• Gulf States Sign Monetary Union Agreement


    RIYADH, June 7 (Reuters) - Four Gulf Arab states signed a pact on Sunday creating a pared-down monetary union with Saudi Arabia at its centre, after the United Arab Emirates became the second country to abandon the project last month.
    The ceremony was attended by foreign and finance ministers and central bank governors of the six-nation Gulf Cooperation Council (GCC) in the Saudi capital Riyadh.
    It comes as a confidence-building measure after the shock decision by the UAE, the second-largest Arab economy, to leave the plan in protest after a May 5 decision to base the joint central bank in the Saudi capital Riyadh.
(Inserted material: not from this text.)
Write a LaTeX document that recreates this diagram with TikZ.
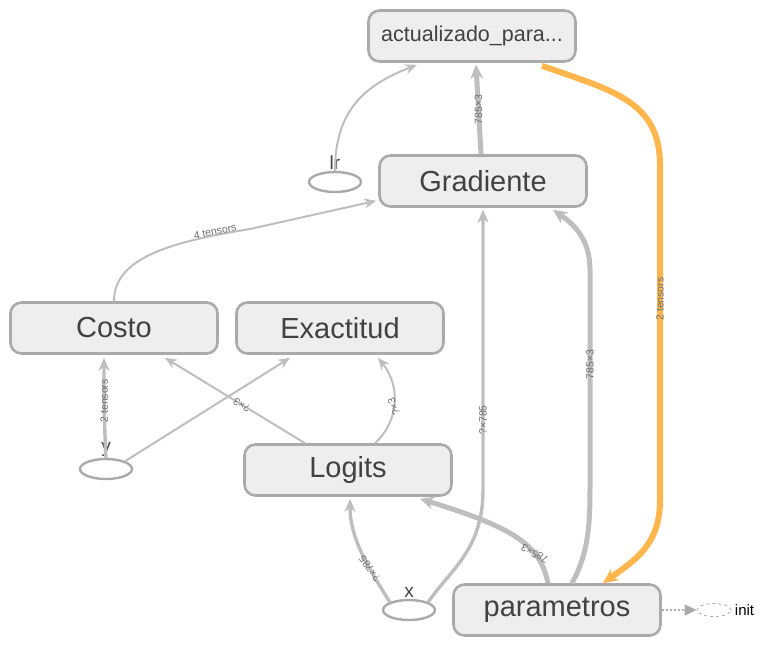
\documentclass[tikz,border=0pt]{standalone}
\usepackage{fontspec}
\setmainfont{Liberation Sans}
\usepackage{tikz}
\usetikzlibrary{arrows.meta,shapes.geometric,calc}
\definecolor{boxfill}{RGB}{238,238,238}
\definecolor{boxline}{RGB}{170,170,170}
\definecolor{edgegray}{RGB}{190,190,190}
\definecolor{txtgray}{RGB}{66,66,66}
\definecolor{lblgray}{RGB}{110,110,110}
\definecolor{refedge}{RGB}{255,183,77}
\tikzset{
  opbox/.style    = {draw=boxline,fill=boxfill,line width=2.6pt,rounded corners=11pt,
                     minimum width=207pt,minimum height=51pt,text=txtgray,font=\fontsize{29}{31}\selectfont},
  varell/.style   = {ellipse,draw=boxline,line width=2.4pt,minimum width=52pt,minimum height=20pt,inner sep=0pt},
  varlbl/.style   = {text=txtgray,font=\fontsize{19}{21}\selectfont,inner sep=1pt},
  thinarr/.style  = {-{Stealth[length=12pt,width=10pt]},draw=edgegray,line width=2pt},
  midarr/.style   = {-{Stealth[length=13pt,width=11pt]},draw=edgegray,line width=3.4pt},
  fatarr/.style   = {-{Stealth[length=14pt,width=13pt]},draw=edgegray,line width=5pt},
  refarr/.style   = {-{Stealth[length=15pt,width=14pt]},draw=refedge,line width=6pt},
  elbl/.style     = {text=lblgray,font=\fontsize{10.5}{11}\selectfont,inner sep=0pt}
}
\begin{document}
\begin{tikzpicture}[x=1pt,y=-1pt]
  \useasboundingbox (0,0) rectangle (767,654);
  \node[opbox,font=\fontsize{21.5}{23}\selectfont] (act) at (472,36) {actualizado\_para...};
  \node[opbox] (grad)   at (483,181) {Gradiente};
  \node[opbox] (costo)  at (114,328) {Costo};
  \node[opbox] (exact)  at (340,328) {Exactitud};
  \node[opbox] (logits) at (348,470) {Logits};
  \node[opbox] (param)  at (557,610) {parametros};
  \node[varell,label={[varlbl]above:lr}] (lr) at (335,182) {};
  \node[varell,label={[varlbl]above:y}]  (y)  at (106,469) {};
  \node[varell,label={[varlbl]above:x}]  (x)  at (409,610) {};
  \node[ellipse,draw=boxline,dashed,line width=0.8pt,minimum width=34pt,minimum height=13pt,
        inner sep=0pt,label={[text=black,font=\fontsize{15}{17}\selectfont]right:init}] (init) at (714,610) {};

  \draw[thinarr] (lr.north) .. controls (335,110) and (365,85) .. ($(act.south)+(-55,2)$);
  \draw[fatarr] ($(grad.north)+(-2,0)$) -- ($(act.south)+(4,2)$)
        node[elbl,midway,rotate=90] {785×3};
  \draw[refarr] ($(act.south)+(70,3)$) .. controls (610,90) and (660,100) .. (660,165)
        -- (660,500) node[elbl,pos=0.4,rotate=90] {2 tensors}
        .. controls (660,545) and (635,560) .. ($(param.north)+(46,0)$);
  \draw[thinarr] (costo.north) .. controls (114,258) and (170,242) .. (250,229)
        node[elbl,pos=0.85,rotate=11,above=-1pt] {4 tensors}
        -- ($(grad.south west)+(-2,-7)$);
  \draw[midarr] (y.north) .. controls (104,420) and (104,390) .. ($(costo.south)+(-10,3)$)
        node[elbl,pos=0.55,rotate=90] {2 tensors};
  \draw[thinarr] (y.north east) -- ($(exact.south)+(-50,3)$);
  \draw[thinarr] ($(logits.north)+(-43,0)$) -- ($(costo.south)+(51,3)$)
        node[elbl,pos=0.45,rotate=149] {?×3};
  \draw[thinarr] ($(logits.north)+(27,0)$) .. controls (400,420) and (400,385) .. ($(exact.south)+(38,3)$)
        node[elbl,pos=0.45,rotate=110] {?×3};
  \draw[midarr] (x.north west) .. controls (370,570) and (350,540) .. ($(logits.south)+(2,2)$)
        node[elbl,pos=0.35,rotate=125] {?×785};
  \draw[midarr] (x.north east) .. controls (450,570) and (483,550) .. (483,490)
        -- ($(grad.south)+(0,2)$) node[elbl,pos=0.25,rotate=90] {?×785};
  \draw[fatarr] ($(param.north)+(-9,0)$) .. controls (540,545) and (515,528) .. ($(logits.south)+(72,2)$)
        node[elbl,pos=0.3,rotate=150] {785×3};
  \draw[fatarr] ($(param.north)+(15,0)$) .. controls (590,550) and (590,520) .. (590,480)
        -- (590,270) node[elbl,pos=0.55,rotate=90] {785×3}
        .. controls (590,240) and (575,225) .. ($(grad.south)+(70,2)$);
  \draw[-{Triangle[length=12pt,width=11pt]},draw=boxline,fill=boxline,dotted,line width=2pt]
        (param.east) -- (init.west);
\end{tikzpicture}
\end{document}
    In doing so, the UAE broke ranks with Saudi Arabia, Kuwait, Qatar and Bahrain and stirred doubts whether the project would proceed or, if so, whether the new currency bloc would be of much benefit to the energy-exporting region.
    "For the sceptics, the signing is not that important. It should be seen however as another step forward and proof to those that say the union cannot move ahead," said John Sfakianakis, chief economist at HSBC's Saudi affiliate.
    The UAE withdrawal was not the first setback. Oman opted out in 2006 and earlier this year the six-nation Gulf Cooperation Council (GCC) abandoned an initial 2010 deadline for issuing common notes and coins.
    The UAE's foreign minister told Reuters last month the Gulf state would consider rejoining the Gulf monetary union if the terms change and its neighbours agree to allow a joint central bank to be based in the country.
    But Saudi Finance Minister Ibrahim Al Assaf told Reuters earlier this month the location of a Gulf central bank would not be open for renegotiation.
    Some analysts had questioned whether the withdrawal of the UAE, the Arab world's largest economy after Saudi Arabia, could derail the long-troubled project.
    In 2001, the six members of the Gulf Cooperation Council -- a loose political and economic alliance -- had agreed to forge a monetary union similar to that of the European Union.